Chronic inflammatory diseases that differ in the primary phenotype may share common genetic risk factors and also common inflammatory pathways and, consequently, targeted (biologic) therapies are effective across several indications. In the 1st FP the applicants have created an interdisciplinary clinical research environment in which large cohorts were established for molecular etiology and clinical intervention trials. Through additional professorships by the cluster but also university recruitment (e.g. atopic eczema; COPD/asthma) the scope could be substantially broadened. While RA I addresses the relationship between genomes and phenotypes on a molecular epidemiologic level in large cohorts, this RA will utilize individual in-depth genetic and genomic analysis for individual translation to patient care. Hypothesis generation in single cases will be extended to case series either followed by proof-of-concept therapeutic interventions or will give rise to cohort studies in RA I. Targeted anti-inflammatory therapies (e.g. biologics) will be examined across different indications (including patients with extreme therapy responses, e.g. in refractoriness) in a human systems biology based investigation of regulatory disease networks. A particular goal of this RA is the prototypic definition of drug efficacy on the molecular level. Targeted interventions will be used to define patients subpopulations based on long-term outcomes. The CCIMs established in the 1st FP of the cluster (now as CL XIII) and the epidemiology cluster laboratory (CL XI) will be the important interaction partners in particular with their interests to define early disease at the “point of no return”.
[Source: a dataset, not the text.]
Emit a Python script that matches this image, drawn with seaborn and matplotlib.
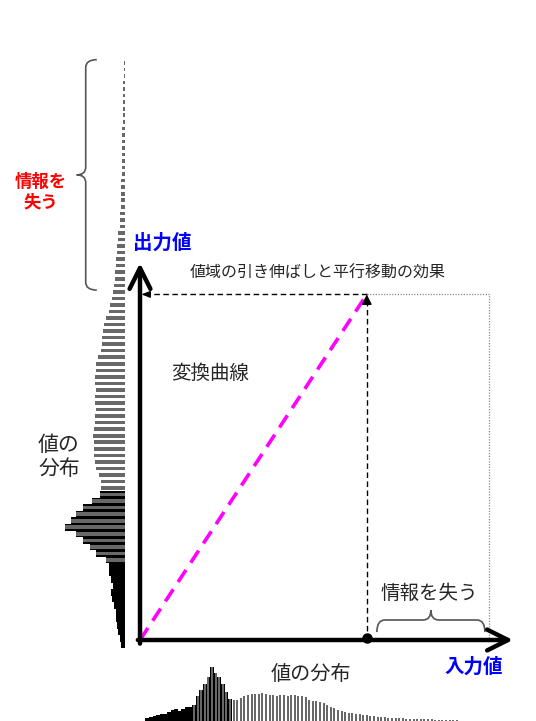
import numpy as np
import matplotlib
matplotlib.use('Agg')
import matplotlib.pyplot as plt
from matplotlib.path import Path
from matplotlib.patches import PathPatch
import seaborn as sns

# histogram of the input values (bin level -> count)
levels = np.arange(2, 92)
counts = [4, 5, 6, 7, 8, 8, 10, 12, 13, 11,
          13, 15, 15, 17, 26, 32, 38, 45, 55, 49,
          45, 38, 30, 23, 22, 22, 24, 26, 27, 28,
          28, 28, 29, 28, 27, 27, 26, 27, 27, 26,
          27, 27, 26, 26, 25, 22, 21, 21, 20, 19,
          17, 15, 14, 12, 11, 10, 9, 9, 8, 8,
          7, 7, 6, 6, 5, 5, 5, 4, 4, 4,
          4, 4, 3, 3, 3, 3, 3, 3, 3, 3,
          2, 2, 2, 2, 2, 2, 2, 1, 1, 1]

# transfer curve: input level where the output saturates, output maximum
in_clip = 63
out_max = 96
in_max = 97
gain = out_max / in_clip
in_line = np.array([0, in_clip])
out_line = gain * in_line

# figure layout (pixels)
W, H = 536, 721
X0, Y0, S = 140, 640, 3.6          # origin of the transfer plot, px per level
BOT_SCALE = 1.0                     # px per count, bottom histogram
LEFT_SCALE = 1.1                    # px per count, left histogram
LEFT_P0, LEFT_STEP = 645, 6.54      # left histogram: px of level 2, px per level
dense_end, mixed_end = 15, 26

sns.set_style('white')
plt.rcParams['font.family'] = ['Noto Sans CJK JP', 'DejaVu Sans']


def px(x, y):
    """pixel position -> main axes data units"""
    return (x - X0) / S, (Y0 - y) / S


def draw_hist(ax, horizontal):
    # dark underlay where the bins are crowded, thin grey bars on top
    lv = np.asarray(levels)
    ct = np.asarray(counts)
    under = lv < mixed_end
    over = lv >= dense_end
    for mask, col, w in [(under, 'black', 1.0), (over, '#686868', 0.55)]:
        if horizontal:
            sns.barplot(x=ct[mask], y=lv[mask], orient='y', native_scale=True,
                        width=w, color=col, errorbar=None, linewidth=0,
                        saturation=1, ax=ax)
        else:
            sns.barplot(x=lv[mask], y=ct[mask], native_scale=True, width=w,
                        color=col, errorbar=None, linewidth=0, saturation=1,
                        ax=ax)


def brace(ax, a, b, base, depth, vertical=False, **kw):
    """curly brace from a to b, ends at 'base', tip pointing by 'depth'"""
    m = (a + b) / 2
    h = depth * 0.55
    r = 2.2
    pts = [(a, base), (a, base + h), (a + r, base + h),
           (m - r, base + h), (m, base + h), (m, base + depth),
           (m, base + h), (m + r, base + h),
           (b - r, base + h), (b, base + h), (b, base)]
    codes = [Path.MOVETO, Path.CURVE3, Path.CURVE3,
             Path.LINETO, Path.CURVE3, Path.CURVE3,
             Path.CURVE3, Path.CURVE3,
             Path.LINETO, Path.CURVE3, Path.CURVE3]
    if vertical:
        pts = [(p[1], p[0]) for p in pts]
    ax.add_patch(PathPatch(Path(pts, codes), fill=False, **kw))


fig = plt.figure(figsize=(W / 100, H / 100), dpi=100)

# bottom histogram (input values)
axb = fig.add_axes([0, 0, 1, 80 / H])
draw_hist(axb, horizontal=False)
axb.set_xlim(-X0 / S, (W - X0) / S)
axb.set_ylim(1, 1 + 80 / BOT_SCALE)
axb.axis('off')
axb.patch.set_alpha(0)

# left histogram (output values after stretching)
axl = fig.add_axes([0, 0, 125 / W, 1])
draw_hist(axl, horizontal=True)
axl.set_xlim(125 / LEFT_SCALE, 0)
axl.set_ylim(2 - (H - LEFT_P0) / LEFT_STEP, 2 + LEFT_P0 / LEFT_STEP)
axl.axis('off')
axl.patch.set_alpha(0)

# main diagram
ax = fig.add_axes([0, 0, 1, 1])
ax.patch.set_alpha(0)

sns.lineplot(x=in_line, y=out_line, color='#ff00ff', linewidth=2.6,
             linestyle=(0, (4, 2.4)), ax=ax)
ax.set_xlim(-X0 / S, (W - X0) / S)
ax.set_ylim((Y0 - H) / S, Y0 / S)
ax.axis('off')

# axes with open arrow heads
axis_style = dict(arrowstyle='->, head_length=1.5, head_width=0.75', lw=3.2,
                  color='black', shrinkA=0, shrinkB=0)
ax.annotate('', xy=(0, 104.7), xytext=(0, -1), arrowprops=axis_style)
ax.annotate('', xy=(103.6, 0), xytext=(-0.6, 0), arrowprops=axis_style)

# dotted input range box
ax.plot([in_clip, in_max, in_max], [out_max + 0.25, out_max + 0.25, 0],
        color='#8a8a8a', lw=0.9, ls=(0, (1, 1.2)))

# dashed arrows: clip point -> output maximum -> output axis
ax.plot([in_clip, in_clip], [0, out_max - 2], color='black', lw=1,
        ls=(0, (4, 2.5)))
ax.annotate('', xy=(in_clip, out_max), xytext=(in_clip, out_max - 2.5),
            arrowprops=dict(arrowstyle='-|>, head_length=0.6, head_width=0.3',
                            color='black', lw=1, shrinkA=0, shrinkB=0))
ax.plot([in_clip, 1.5], [out_max, out_max], color='black', lw=1,
        ls=(0, (4, 2.5)))
ax.annotate('', xy=(0.4, out_max), xytext=(2.5, out_max),
            arrowprops=dict(arrowstyle='-|>, head_length=0.5, head_width=0.2',
                            color='black', lw=1, shrinkA=0, shrinkB=0))
ax.plot([in_clip], [0.5], 'o', color='black', ms=6.5, zorder=5)

# braces for the lost information
brace(ax, in_clip + 2.8, in_max - 1.2, 2.2, 6.1, color='#555555', lw=1.2)
top_disp = axl.transData.transform((0, levels[-1] + 0.5))
top_y = ax.transData.inverted().transform(top_disp)[1]
brace(ax, out_max + 1.2, top_y, -12.0, -5.6, vertical=True,
      color='#555555', lw=1.2)

# labels
blue = '#0000ff'
ax.text(*px(133, 243), '出力値', color=blue, fontsize=14, fontweight='bold',
        ha='left', va='center')
ax.text(*px(474, 667), '入力値', color=blue, fontsize=14, fontweight='bold',
        ha='center', va='center')
ax.text(*px(318, 273), '値域の引き伸ばしと平行移動の効果', fontsize=11.5,
        ha='center', va='center')
ax.text(*px(210, 373), '変換曲線', fontsize=14, ha='center', va='center')
ax.text(*px(311, 675), '値の分布', fontsize=14.5, ha='center', va='center')
ax.text(*px(59, 457), '値の\n分布', fontsize=15, ha='center', va='center',
        linespacing=1.1)
ax.text(*px(41, 192), '情報を\n失う', color='#ff0000', fontsize=12.5,
        fontweight='bold', ha='center', va='center', linespacing=1.15)
ax.text(*px(429, 593), '情報を失う', fontsize=14, ha='center', va='center')

fig.savefig('out.png', dpi=100, facecolor='white')
plt.close(fig)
Contribution to the Scientific Discourse

The RA drives systematic clinical research in chronic inflammatory diseases and aims at a molecular re-definition of inflammatory disease entities, the definition of early disease as an entry point for causative therapy and investigates therapeutic response in inflammatory barrier diseases. The projects interact closely with all other RAs and will investigate (1) molecular signatures of different targeted interventions (e.g. anti-IL6, anti-TNF) in responders and non-responders, (2) algorithms to use individual full (or partial) genome analysis and other genomic/proteomic biomarkers for clinical decision in individual cases, (3) novel study designs for clinical trials using individual treatment and molecular definition of inflammatory disease entities and (4) ethical and legal implications of personalized (“genomized”) medical conduct.